>> BEGIN The records

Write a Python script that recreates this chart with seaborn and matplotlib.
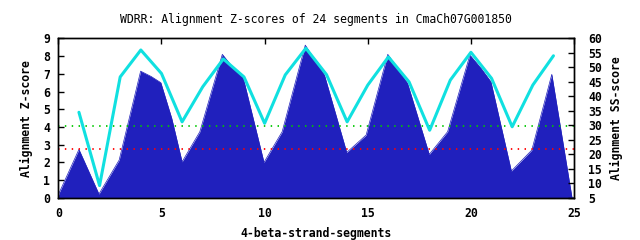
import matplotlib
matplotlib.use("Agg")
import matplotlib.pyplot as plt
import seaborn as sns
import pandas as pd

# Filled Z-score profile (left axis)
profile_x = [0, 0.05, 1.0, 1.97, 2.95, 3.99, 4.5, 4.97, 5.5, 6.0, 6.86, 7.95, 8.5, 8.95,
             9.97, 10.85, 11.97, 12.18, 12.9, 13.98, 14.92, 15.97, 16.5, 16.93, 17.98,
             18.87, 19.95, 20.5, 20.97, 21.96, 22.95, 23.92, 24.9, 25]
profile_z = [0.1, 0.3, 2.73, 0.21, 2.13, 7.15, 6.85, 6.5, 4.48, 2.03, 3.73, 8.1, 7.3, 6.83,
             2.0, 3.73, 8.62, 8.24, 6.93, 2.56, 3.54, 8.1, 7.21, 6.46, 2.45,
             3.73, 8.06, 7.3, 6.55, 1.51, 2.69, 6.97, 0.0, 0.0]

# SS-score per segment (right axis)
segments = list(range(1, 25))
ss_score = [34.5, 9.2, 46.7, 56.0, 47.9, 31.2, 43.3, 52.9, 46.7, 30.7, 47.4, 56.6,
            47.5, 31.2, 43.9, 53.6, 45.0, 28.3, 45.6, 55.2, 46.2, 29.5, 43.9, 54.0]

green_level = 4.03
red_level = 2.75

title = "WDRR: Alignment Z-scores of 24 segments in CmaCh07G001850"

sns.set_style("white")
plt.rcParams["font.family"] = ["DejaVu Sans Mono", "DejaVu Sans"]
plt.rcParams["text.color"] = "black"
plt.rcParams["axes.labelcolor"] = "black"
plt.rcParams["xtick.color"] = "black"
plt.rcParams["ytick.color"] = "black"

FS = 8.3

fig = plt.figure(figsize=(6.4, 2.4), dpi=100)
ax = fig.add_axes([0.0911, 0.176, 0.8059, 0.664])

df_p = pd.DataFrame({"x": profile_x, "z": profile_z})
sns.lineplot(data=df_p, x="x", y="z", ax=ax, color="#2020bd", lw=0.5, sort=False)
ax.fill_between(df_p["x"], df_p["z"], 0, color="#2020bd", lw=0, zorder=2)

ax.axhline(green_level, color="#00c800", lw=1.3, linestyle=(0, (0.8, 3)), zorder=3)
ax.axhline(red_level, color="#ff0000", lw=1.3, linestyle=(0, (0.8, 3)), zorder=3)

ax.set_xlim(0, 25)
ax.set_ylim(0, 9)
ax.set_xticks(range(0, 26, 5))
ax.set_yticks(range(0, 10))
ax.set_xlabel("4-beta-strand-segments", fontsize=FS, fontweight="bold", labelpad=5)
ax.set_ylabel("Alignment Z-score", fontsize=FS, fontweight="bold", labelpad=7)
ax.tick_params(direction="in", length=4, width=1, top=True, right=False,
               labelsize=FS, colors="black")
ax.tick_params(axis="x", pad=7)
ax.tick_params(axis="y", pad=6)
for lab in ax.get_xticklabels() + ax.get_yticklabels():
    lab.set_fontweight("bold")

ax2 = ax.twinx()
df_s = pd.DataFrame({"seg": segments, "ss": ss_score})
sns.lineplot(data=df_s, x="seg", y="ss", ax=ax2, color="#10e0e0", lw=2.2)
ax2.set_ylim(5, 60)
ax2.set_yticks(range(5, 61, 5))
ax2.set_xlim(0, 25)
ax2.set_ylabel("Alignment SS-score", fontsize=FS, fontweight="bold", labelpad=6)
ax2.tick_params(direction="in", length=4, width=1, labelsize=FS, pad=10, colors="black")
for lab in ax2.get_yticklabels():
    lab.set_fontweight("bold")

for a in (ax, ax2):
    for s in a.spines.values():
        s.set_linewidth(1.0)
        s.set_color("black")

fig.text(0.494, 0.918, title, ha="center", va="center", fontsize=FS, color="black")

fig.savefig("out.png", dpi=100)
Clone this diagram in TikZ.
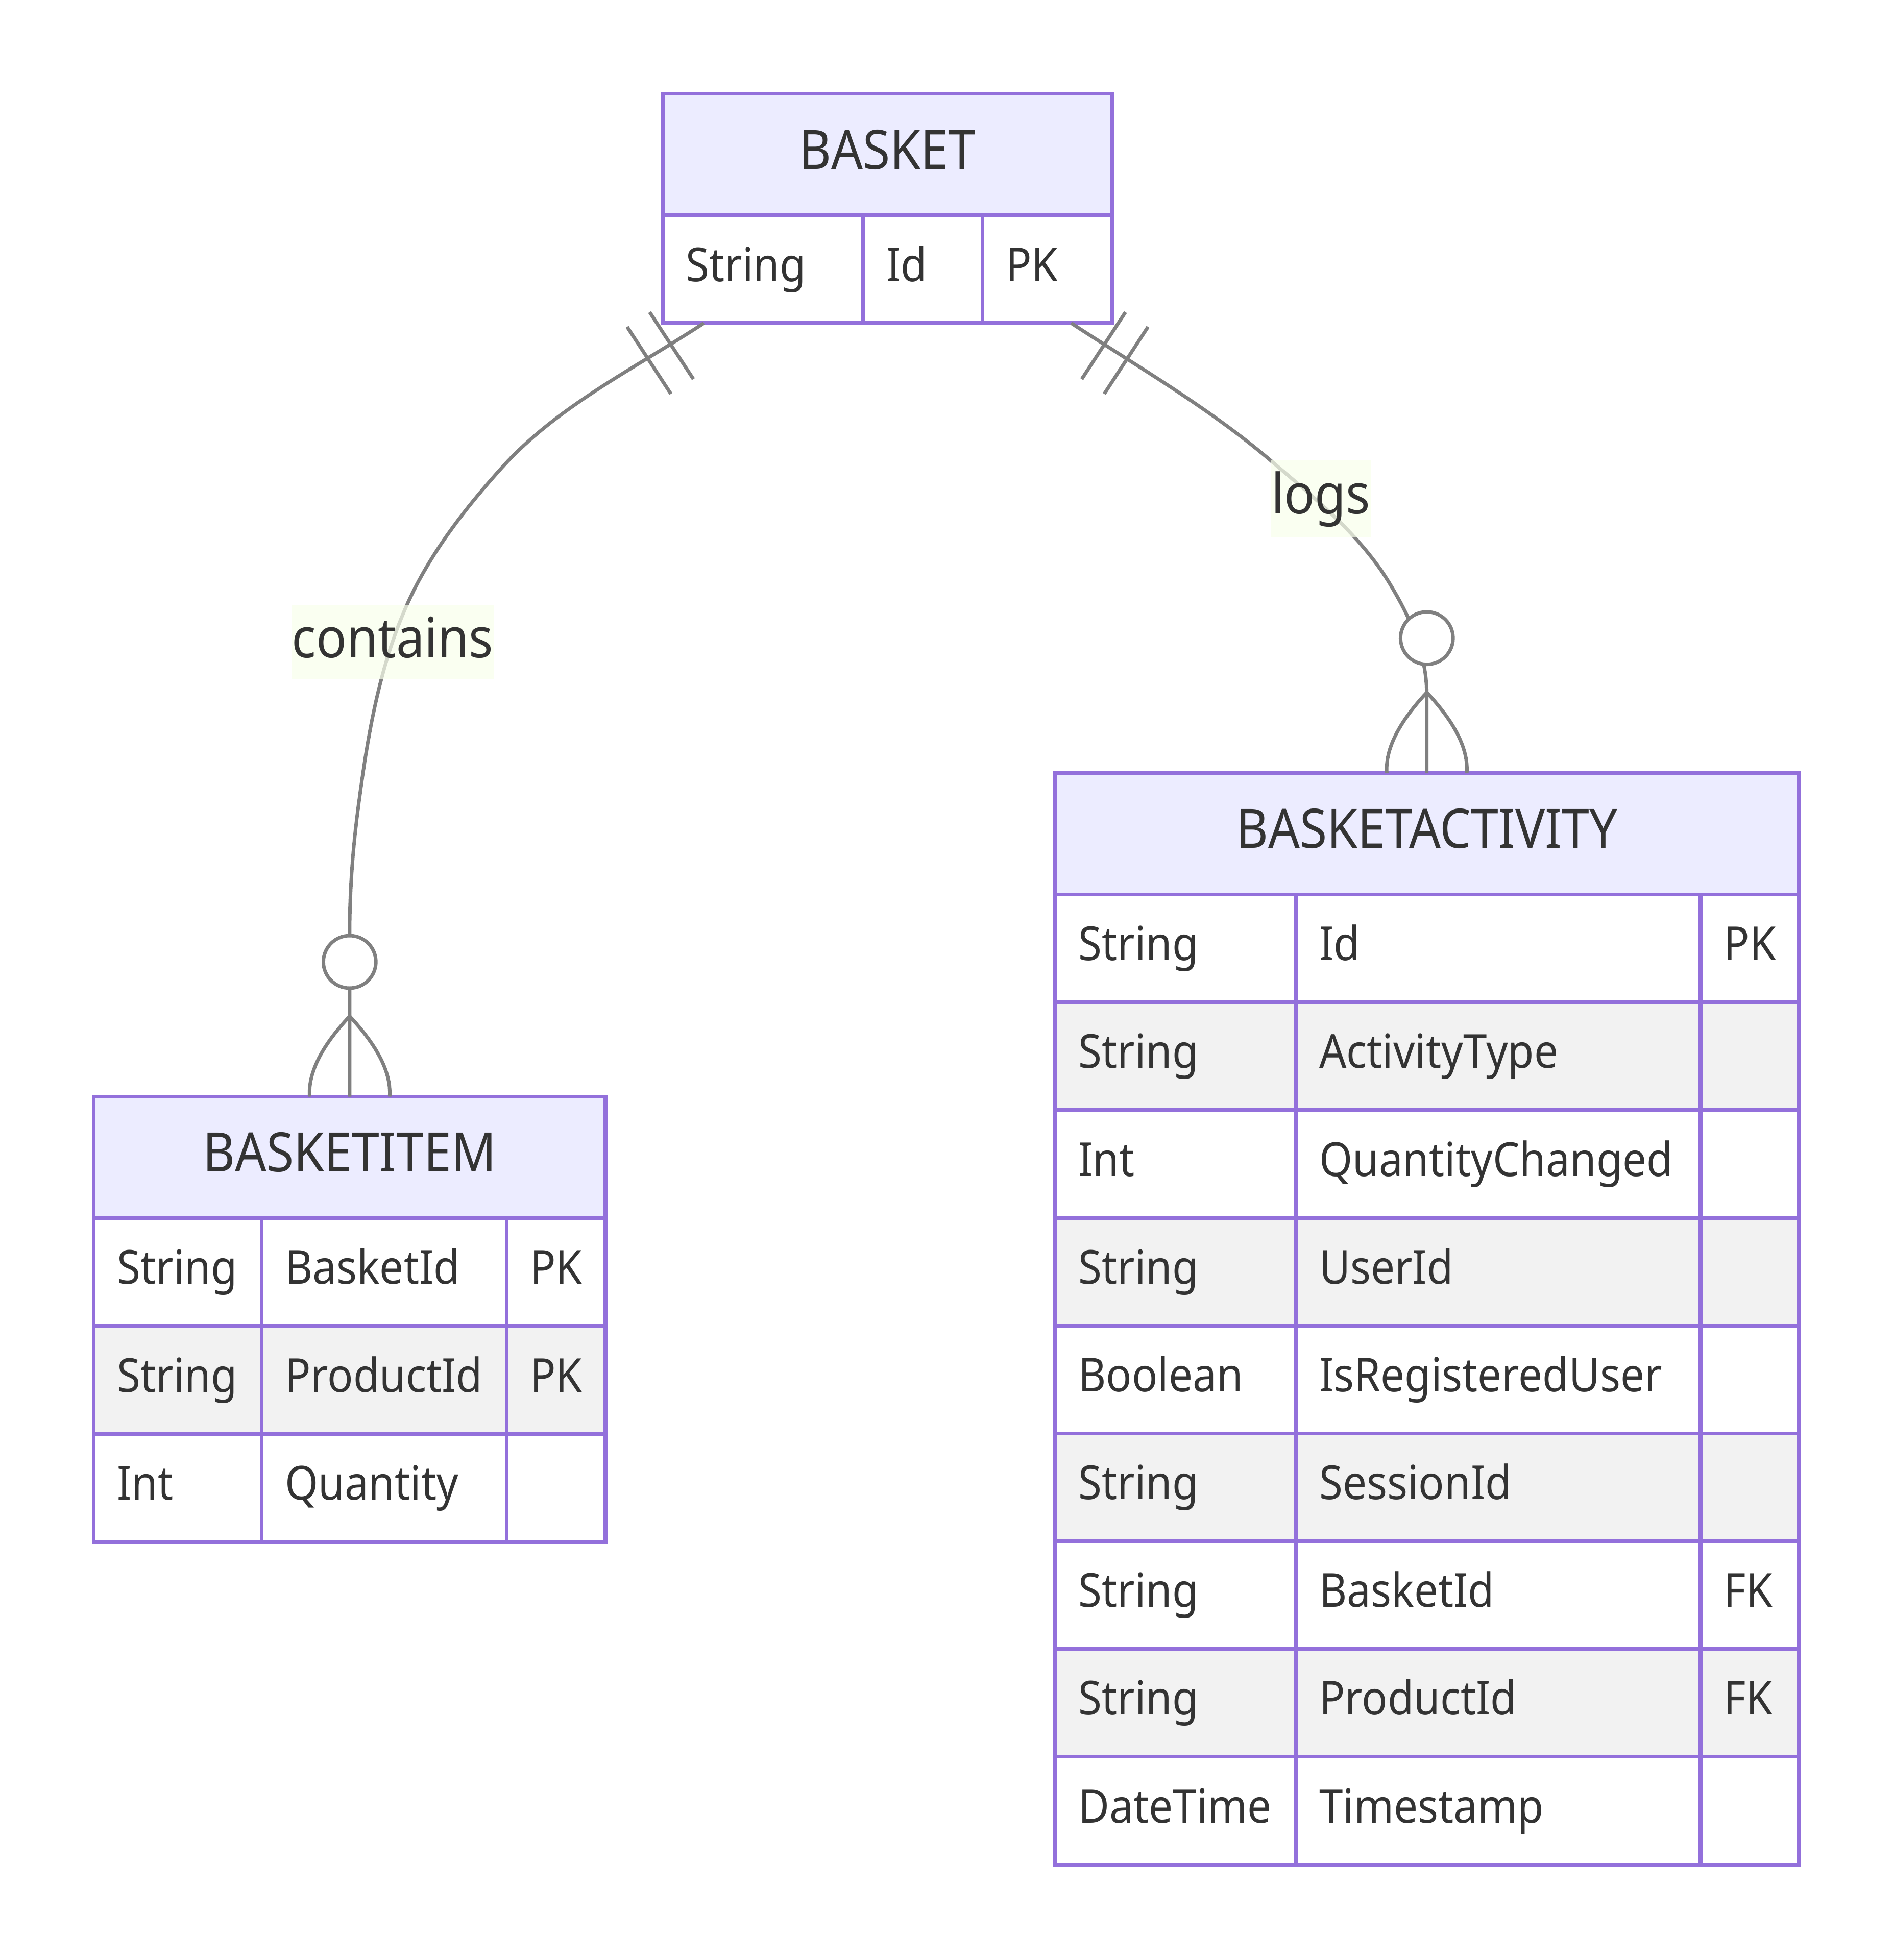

>> END The records

Stated problem:
With the pictures omitted, reproduce the records in full and exactly.

Written response:
Write a Python script that recreates this chart with seaborn and matplotlib.
import matplotlib
matplotlib.use("Agg")
import matplotlib.pyplot as plt
import seaborn as sns
import pandas as pd

# Filled Z-score profile (left axis)
profile_x = [0, 0.05, 1.0, 1.97, 2.95, 3.99, 4.5, 4.97, 5.5, 6.0, 6.86, 7.95, 8.5, 8.95,
             9.97, 10.85, 11.97, 12.18, 12.9, 13.98, 14.92, 15.97, 16.5, 16.93, 17.98,
             18.87, 19.95, 20.5, 20.97, 21.96, 22.95, 23.92, 24.9, 25]
profile_z = [0.1, 0.3, 2.73, 0.21, 2.13, 7.15, 6.85, 6.5, 4.48, 2.03, 3.73, 8.1, 7.3, 6.83,
             2.0, 3.73, 8.62, 8.24, 6.93, 2.56, 3.54, 8.1, 7.21, 6.46, 2.45,
             3.73, 8.06, 7.3, 6.55, 1.51, 2.69, 6.97, 0.0, 0.0]

# SS-score per segment (right axis)
segments = list(range(1, 25))
ss_score = [34.5, 9.2, 46.7, 56.0, 47.9, 31.2, 43.3, 52.9, 46.7, 30.7, 47.4, 56.6,
            47.5, 31.2, 43.9, 53.6, 45.0, 28.3, 45.6, 55.2, 46.2, 29.5, 43.9, 54.0]

green_level = 4.03
red_level = 2.75

title = "WDRR: Alignment Z-scores of 24 segments in CmaCh07G001850"

sns.set_style("white")
plt.rcParams["font.family"] = ["DejaVu Sans Mono", "DejaVu Sans"]
plt.rcParams["text.color"] = "black"
plt.rcParams["axes.labelcolor"] = "black"
plt.rcParams["xtick.color"] = "black"
plt.rcParams["ytick.color"] = "black"

FS = 8.3

fig = plt.figure(figsize=(6.4, 2.4), dpi=100)
ax = fig.add_axes([0.0911, 0.176, 0.8059, 0.664])

df_p = pd.DataFrame({"x": profile_x, "z": profile_z})
sns.lineplot(data=df_p, x="x", y="z", ax=ax, color="#2020bd", lw=0.5, sort=False)
ax.fill_between(df_p["x"], df_p["z"], 0, color="#2020bd", lw=0, zorder=2)

ax.axhline(green_level, color="#00c800", lw=1.3, linestyle=(0, (0.8, 3)), zorder=3)
ax.axhline(red_level, color="#ff0000", lw=1.3, linestyle=(0, (0.8, 3)), zorder=3)

ax.set_xlim(0, 25)
ax.set_ylim(0, 9)
ax.set_xticks(range(0, 26, 5))
ax.set_yticks(range(0, 10))
ax.set_xlabel("4-beta-strand-segments", fontsize=FS, fontweight="bold", labelpad=5)
ax.set_ylabel("Alignment Z-score", fontsize=FS, fontweight="bold", labelpad=7)
ax.tick_params(direction="in", length=4, width=1, top=True, right=False,
               labelsize=FS, colors="black")
ax.tick_params(axis="x", pad=7)
ax.tick_params(axis="y", pad=6)
for lab in ax.get_xticklabels() + ax.get_yticklabels():
    lab.set_fontweight("bold")

ax2 = ax.twinx()
df_s = pd.DataFrame({"seg": segments, "ss": ss_score})
sns.lineplot(data=df_s, x="seg", y="ss", ax=ax2, color="#10e0e0", lw=2.2)
ax2.set_ylim(5, 60)
ax2.set_yticks(range(5, 61, 5))
ax2.set_xlim(0, 25)
ax2.set_ylabel("Alignment SS-score", fontsize=FS, fontweight="bold", labelpad=6)
ax2.tick_params(direction="in", length=4, width=1, labelsize=FS, pad=10, colors="black")
for lab in ax2.get_yticklabels():
    lab.set_fontweight("bold")

for a in (ax, ax2):
    for s in a.spines.values():
        s.set_linewidth(1.0)
        s.set_color("black")

fig.text(0.494, 0.918, title, ha="center", va="center", fontsize=FS, color="black")

fig.savefig("out.png", dpi=100)
Clone this diagram in TikZ.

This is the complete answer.